▸ **Do this**
Restate the full listing word for word and leave the pictures out.

▸ **Dataset content**
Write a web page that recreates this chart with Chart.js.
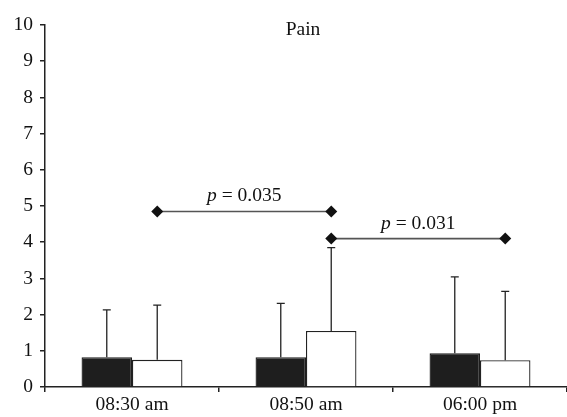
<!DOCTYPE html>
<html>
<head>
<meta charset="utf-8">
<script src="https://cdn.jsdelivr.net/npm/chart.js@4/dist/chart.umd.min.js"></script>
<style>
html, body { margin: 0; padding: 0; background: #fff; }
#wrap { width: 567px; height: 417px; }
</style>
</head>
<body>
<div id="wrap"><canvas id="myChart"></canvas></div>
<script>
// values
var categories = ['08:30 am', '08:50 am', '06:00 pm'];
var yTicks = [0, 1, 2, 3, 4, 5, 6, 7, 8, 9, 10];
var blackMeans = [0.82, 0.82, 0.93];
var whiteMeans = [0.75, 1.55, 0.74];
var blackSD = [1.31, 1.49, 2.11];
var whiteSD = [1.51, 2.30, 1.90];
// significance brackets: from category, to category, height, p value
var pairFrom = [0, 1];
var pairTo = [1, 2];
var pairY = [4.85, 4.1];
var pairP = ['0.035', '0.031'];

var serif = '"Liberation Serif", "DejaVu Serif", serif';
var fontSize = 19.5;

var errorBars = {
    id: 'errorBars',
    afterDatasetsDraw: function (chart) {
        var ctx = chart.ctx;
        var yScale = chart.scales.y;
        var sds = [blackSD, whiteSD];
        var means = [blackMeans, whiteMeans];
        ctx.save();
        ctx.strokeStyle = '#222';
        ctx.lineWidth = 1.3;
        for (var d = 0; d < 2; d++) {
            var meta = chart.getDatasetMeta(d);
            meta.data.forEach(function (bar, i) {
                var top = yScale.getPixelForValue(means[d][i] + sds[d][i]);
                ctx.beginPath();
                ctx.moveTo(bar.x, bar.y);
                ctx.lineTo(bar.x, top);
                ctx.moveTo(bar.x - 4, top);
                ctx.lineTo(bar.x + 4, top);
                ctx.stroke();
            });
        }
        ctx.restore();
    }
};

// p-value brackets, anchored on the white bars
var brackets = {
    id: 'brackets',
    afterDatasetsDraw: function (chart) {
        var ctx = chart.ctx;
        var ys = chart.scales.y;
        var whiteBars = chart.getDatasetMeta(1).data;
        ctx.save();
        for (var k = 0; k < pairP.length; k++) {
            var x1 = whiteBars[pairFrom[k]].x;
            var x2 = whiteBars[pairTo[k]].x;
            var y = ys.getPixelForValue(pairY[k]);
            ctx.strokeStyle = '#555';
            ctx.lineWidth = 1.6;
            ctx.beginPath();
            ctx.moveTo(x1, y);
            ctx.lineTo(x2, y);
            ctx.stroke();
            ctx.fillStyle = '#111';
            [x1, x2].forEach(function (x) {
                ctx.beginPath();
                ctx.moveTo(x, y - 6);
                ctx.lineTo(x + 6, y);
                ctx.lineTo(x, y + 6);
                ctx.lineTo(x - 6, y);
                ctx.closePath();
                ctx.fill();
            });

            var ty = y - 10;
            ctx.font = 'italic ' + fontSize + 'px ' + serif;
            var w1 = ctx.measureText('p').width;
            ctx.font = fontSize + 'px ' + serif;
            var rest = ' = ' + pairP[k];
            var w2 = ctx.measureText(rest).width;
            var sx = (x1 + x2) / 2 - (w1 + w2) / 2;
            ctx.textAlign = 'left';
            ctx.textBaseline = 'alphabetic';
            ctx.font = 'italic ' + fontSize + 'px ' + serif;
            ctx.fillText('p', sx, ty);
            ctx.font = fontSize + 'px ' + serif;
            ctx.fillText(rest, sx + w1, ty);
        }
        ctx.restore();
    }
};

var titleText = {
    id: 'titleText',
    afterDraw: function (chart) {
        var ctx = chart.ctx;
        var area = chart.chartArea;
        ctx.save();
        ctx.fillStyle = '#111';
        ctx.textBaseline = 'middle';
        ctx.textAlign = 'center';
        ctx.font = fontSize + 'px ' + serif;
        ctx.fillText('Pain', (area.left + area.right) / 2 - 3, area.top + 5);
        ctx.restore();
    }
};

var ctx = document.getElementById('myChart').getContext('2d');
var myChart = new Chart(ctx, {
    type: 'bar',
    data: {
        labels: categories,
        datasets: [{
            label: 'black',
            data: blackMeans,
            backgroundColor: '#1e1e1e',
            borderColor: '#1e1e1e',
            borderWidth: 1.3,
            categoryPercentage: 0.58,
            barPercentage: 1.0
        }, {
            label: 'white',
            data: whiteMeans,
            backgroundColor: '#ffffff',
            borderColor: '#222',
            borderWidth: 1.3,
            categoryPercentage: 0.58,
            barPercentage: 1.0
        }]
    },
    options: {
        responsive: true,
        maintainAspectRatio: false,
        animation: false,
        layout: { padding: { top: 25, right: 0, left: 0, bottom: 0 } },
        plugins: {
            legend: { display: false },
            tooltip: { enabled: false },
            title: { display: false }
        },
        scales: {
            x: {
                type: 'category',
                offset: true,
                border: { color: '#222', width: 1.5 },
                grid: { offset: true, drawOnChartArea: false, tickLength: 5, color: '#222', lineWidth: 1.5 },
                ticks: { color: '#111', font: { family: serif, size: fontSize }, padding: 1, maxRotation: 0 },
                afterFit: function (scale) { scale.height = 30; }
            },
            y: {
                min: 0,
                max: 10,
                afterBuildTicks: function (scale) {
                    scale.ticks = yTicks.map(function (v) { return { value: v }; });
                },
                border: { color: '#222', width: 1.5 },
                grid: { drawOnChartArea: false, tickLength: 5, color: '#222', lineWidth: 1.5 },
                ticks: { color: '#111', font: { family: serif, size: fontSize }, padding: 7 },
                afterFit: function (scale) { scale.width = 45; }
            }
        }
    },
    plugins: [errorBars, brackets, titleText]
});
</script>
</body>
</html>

▸ **Written solution**
Write a web page that recreates this chart with Chart.js.
<!DOCTYPE html>
<html>
<head>
<meta charset="utf-8">
<script src="https://cdn.jsdelivr.net/npm/chart.js@4/dist/chart.umd.min.js"></script>
<style>
html, body { margin: 0; padding: 0; background: #fff; }
#wrap { width: 567px; height: 417px; }
</style>
</head>
<body>
<div id="wrap"><canvas id="myChart"></canvas></div>
<script>
// values
var categories = ['08:30 am', '08:50 am', '06:00 pm'];
var yTicks = [0, 1, 2, 3, 4, 5, 6, 7, 8, 9, 10];
var blackMeans = [0.82, 0.82, 0.93];
var whiteMeans = [0.75, 1.55, 0.74];
var blackSD = [1.31, 1.49, 2.11];
var whiteSD = [1.51, 2.30, 1.90];
// significance brackets: from category, to category, height, p value
var pairFrom = [0, 1];
var pairTo = [1, 2];
var pairY = [4.85, 4.1];
var pairP = ['0.035', '0.031'];

var serif = '"Liberation Serif", "DejaVu Serif", serif';
var fontSize = 19.5;

var errorBars = {
    id: 'errorBars',
    afterDatasetsDraw: function (chart) {
        var ctx = chart.ctx;
        var yScale = chart.scales.y;
        var sds = [blackSD, whiteSD];
        var means = [blackMeans, whiteMeans];
        ctx.save();
        ctx.strokeStyle = '#222';
        ctx.lineWidth = 1.3;
        for (var d = 0; d < 2; d++) {
            var meta = chart.getDatasetMeta(d);
            meta.data.forEach(function (bar, i) {
                var top = yScale.getPixelForValue(means[d][i] + sds[d][i]);
                ctx.beginPath();
                ctx.moveTo(bar.x, bar.y);
                ctx.lineTo(bar.x, top);
                ctx.moveTo(bar.x - 4, top);
                ctx.lineTo(bar.x + 4, top);
                ctx.stroke();
            });
        }
        ctx.restore();
    }
};

// p-value brackets, anchored on the white bars
var brackets = {
    id: 'brackets',
    afterDatasetsDraw: function (chart) {
        var ctx = chart.ctx;
        var ys = chart.scales.y;
        var whiteBars = chart.getDatasetMeta(1).data;
        ctx.save();
        for (var k = 0; k < pairP.length; k++) {
            var x1 = whiteBars[pairFrom[k]].x;
            var x2 = whiteBars[pairTo[k]].x;
            var y = ys.getPixelForValue(pairY[k]);
            ctx.strokeStyle = '#555';
            ctx.lineWidth = 1.6;
            ctx.beginPath();
            ctx.moveTo(x1, y);
            ctx.lineTo(x2, y);
            ctx.stroke();
            ctx.fillStyle = '#111';
            [x1, x2].forEach(function (x) {
                ctx.beginPath();
                ctx.moveTo(x, y - 6);
                ctx.lineTo(x + 6, y);
                ctx.lineTo(x, y + 6);
                ctx.lineTo(x - 6, y);
                ctx.closePath();
                ctx.fill();
            });

            var ty = y - 10;
            ctx.font = 'italic ' + fontSize + 'px ' + serif;
            var w1 = ctx.measureText('p').width;
            ctx.font = fontSize + 'px ' + serif;
            var rest = ' = ' + pairP[k];
            var w2 = ctx.measureText(rest).width;
            var sx = (x1 + x2) / 2 - (w1 + w2) / 2;
            ctx.textAlign = 'left';
            ctx.textBaseline = 'alphabetic';
            ctx.font = 'italic ' + fontSize + 'px ' + serif;
            ctx.fillText('p', sx, ty);
            ctx.font = fontSize + 'px ' + serif;
            ctx.fillText(rest, sx + w1, ty);
        }
        ctx.restore();
    }
};

var titleText = {
    id: 'titleText',
    afterDraw: function (chart) {
        var ctx = chart.ctx;
        var area = chart.chartArea;
        ctx.save();
        ctx.fillStyle = '#111';
        ctx.textBaseline = 'middle';
        ctx.textAlign = 'center';
        ctx.font = fontSize + 'px ' + serif;
        ctx.fillText('Pain', (area.left + area.right) / 2 - 3, area.top + 5);
        ctx.restore();
    }
};

var ctx = document.getElementById('myChart').getContext('2d');
var myChart = new Chart(ctx, {
    type: 'bar',
    data: {
        labels: categories,
        datasets: [{
            label: 'black',
            data: blackMeans,
            backgroundColor: '#1e1e1e',
            borderColor: '#1e1e1e',
            borderWidth: 1.3,
            categoryPercentage: 0.58,
            barPercentage: 1.0
        }, {
            label: 'white',
            data: whiteMeans,
            backgroundColor: '#ffffff',
            borderColor: '#222',
            borderWidth: 1.3,
            categoryPercentage: 0.58,
            barPercentage: 1.0
        }]
    },
    options: {
        responsive: true,
        maintainAspectRatio: false,
        animation: false,
        layout: { padding: { top: 25, right: 0, left: 0, bottom: 0 } },
        plugins: {
            legend: { display: false },
            tooltip: { enabled: false },
            title: { display: false }
        },
        scales: {
            x: {
                type: 'category',
                offset: true,
                border: { color: '#222', width: 1.5 },
                grid: { offset: true, drawOnChartArea: false, tickLength: 5, color: '#222', lineWidth: 1.5 },
                ticks: { color: '#111', font: { family: serif, size: fontSize }, padding: 1, maxRotation: 0 },
                afterFit: function (scale) { scale.height = 30; }
            },
            y: {
                min: 0,
                max: 10,
                afterBuildTicks: function (scale) {
                    scale.ticks = yTicks.map(function (v) { return { value: v }; });
                },
                border: { color: '#222', width: 1.5 },
                grid: { drawOnChartArea: false, tickLength: 5, color: '#222', lineWidth: 1.5 },
                ticks: { color: '#111', font: { family: serif, size: fontSize }, padding: 7 },
                afterFit: function (scale) { scale.width = 45; }
            }
        }
    },
    plugins: [errorBars, brackets, titleText]
});
</script>
</body>
</html>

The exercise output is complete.